Disc three of this set features what appears to be complete, mixing-board bootlegs of two gigs from their 13-date tour of Scandinavia. The first is a lacklustre date from Trondheim on July 21 st (previously a limited-edition bonus CD with 1992’s Kiss This), played to a surly Norwegian crowd (“Fucking hell,” Lydon complains, “half of you are dead out there…”). The second gig features a more enthusiastic crowd in Stockholm a week later, where they even play two encores. For all the proud boasts of amateurism, this is a tight, well-rehearsed unit, filled with Jones’s axe heroics and even Sid Vicious barely putting a note out of place. Hell, they almost sound like they’re having fun.
John Lewis
Q&A
STEVE JONES
Do you remember all these demos?
I don’t think I’d heard most of them before! There’s a hilarious recording of me and Cookie screaming at each other after a version of “Bodies”, like a mini Troggs-style bust up. But the remaster sounds good. Crisper, not so much mid-range.
How did Dave Goodman and Chris Thomas compare as producers?
Dave was our sound guy for gigs. We gave him the chance to produce us, but he drove us insane and smoked way too much pot. But Chris Thomas was great. He took his time. He spent ages on the guitars – every track has many, many layers of multitracked guitars, sometimes dozens.
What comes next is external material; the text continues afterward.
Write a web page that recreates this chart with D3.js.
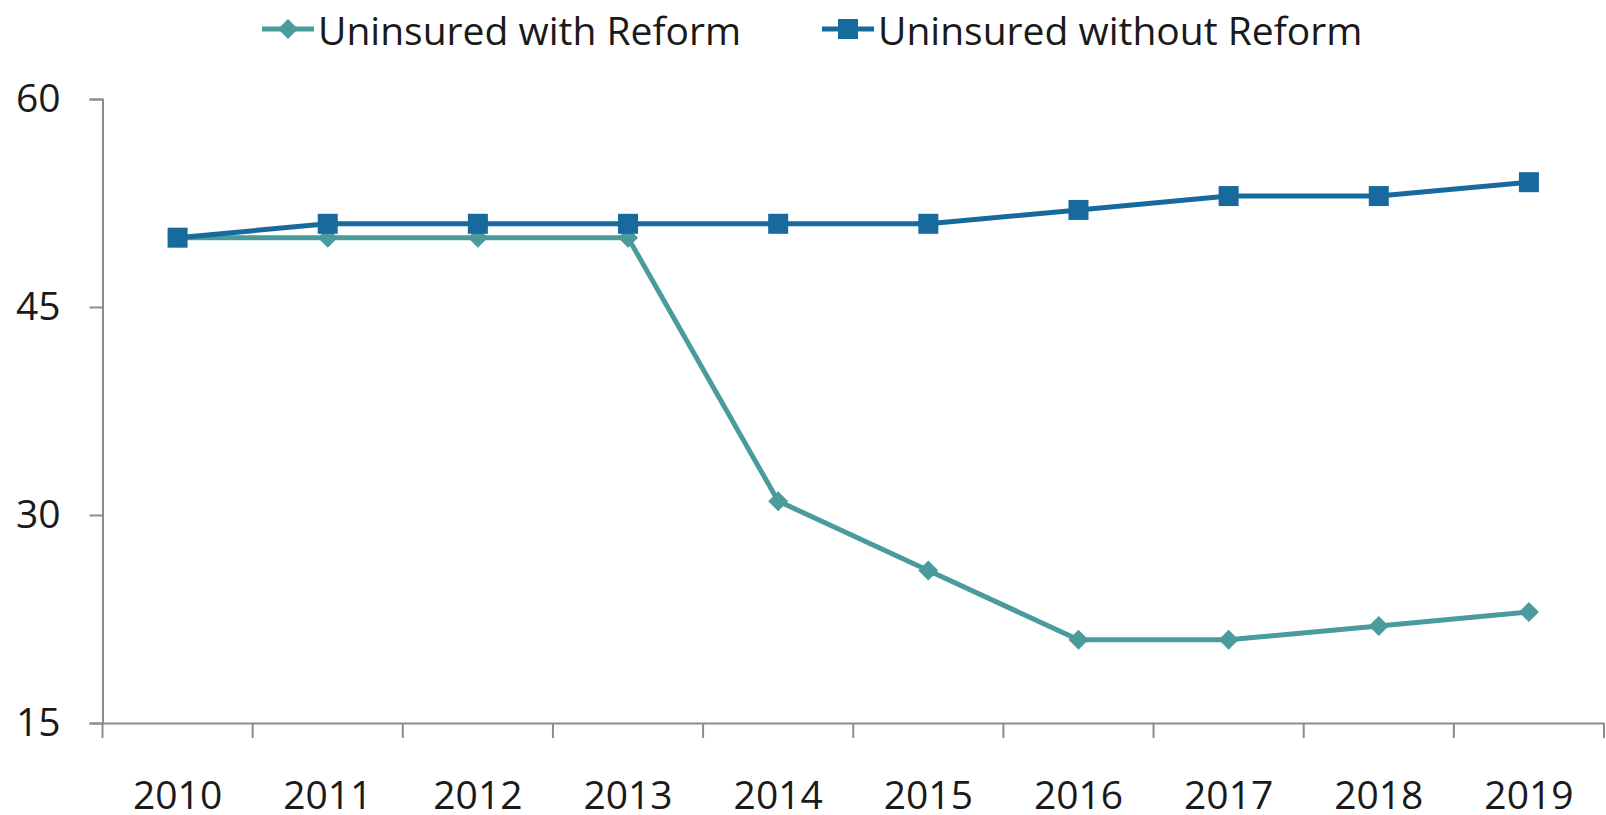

And he insisted I tune up before each take, which pissed me off a bit at the time, but it paid off.
How many of the tunes did Glenn Matlock write?
For most of the singles, Glenn came in with the initial ideas and we’d rework them. And, of course, John’d sit in the corner and write the lyrics. But Glenn didn’t write everything. “EMI”, “17”, “New York”, “Holidays” and “Bodies” were my tunes. It was around 50/50 between us. Of course, we shared the credits, otherwise you get the singer living in a mansion and the rest of the band in council houses.
Did you play all Sid’s bass parts?
Yeah. “Anarchy” was recorded while Glenn was in the band. Otherwise, Sid was in hospital, I think he may have played on “Bodies”, but it took him a while to learn all the songs. It’s nothing difficult, just eighth notes, and he soon learned them. It was only when we got to America when he couldn’t give a shit and it all went wrong.
Did you see “Pretty Vacant” being used at the Olympic Opening Ceremony?
Annoyingly, here in the US, NBC cut to an ad break for our song! But I’m glad it looked good. Of course, Danny Boyle had to ask us for permission. Some fucking trainspotters will tell you that we were selling out by saying yes, but fuck them – I’m proud that it was used. We knew Danny would do something good.
Any chance of more Sex Pistols shows?
Well, you know, I need a new kitchen, so maybe.
Ever come back to Shepherd’s Bush?
No, but I miss the football and Cooke’s Pie & Mash shop. Is the Bush looking nice these days? Really? I’m glad to hear it. But I think I prefer Beverly Hills, thanks very much.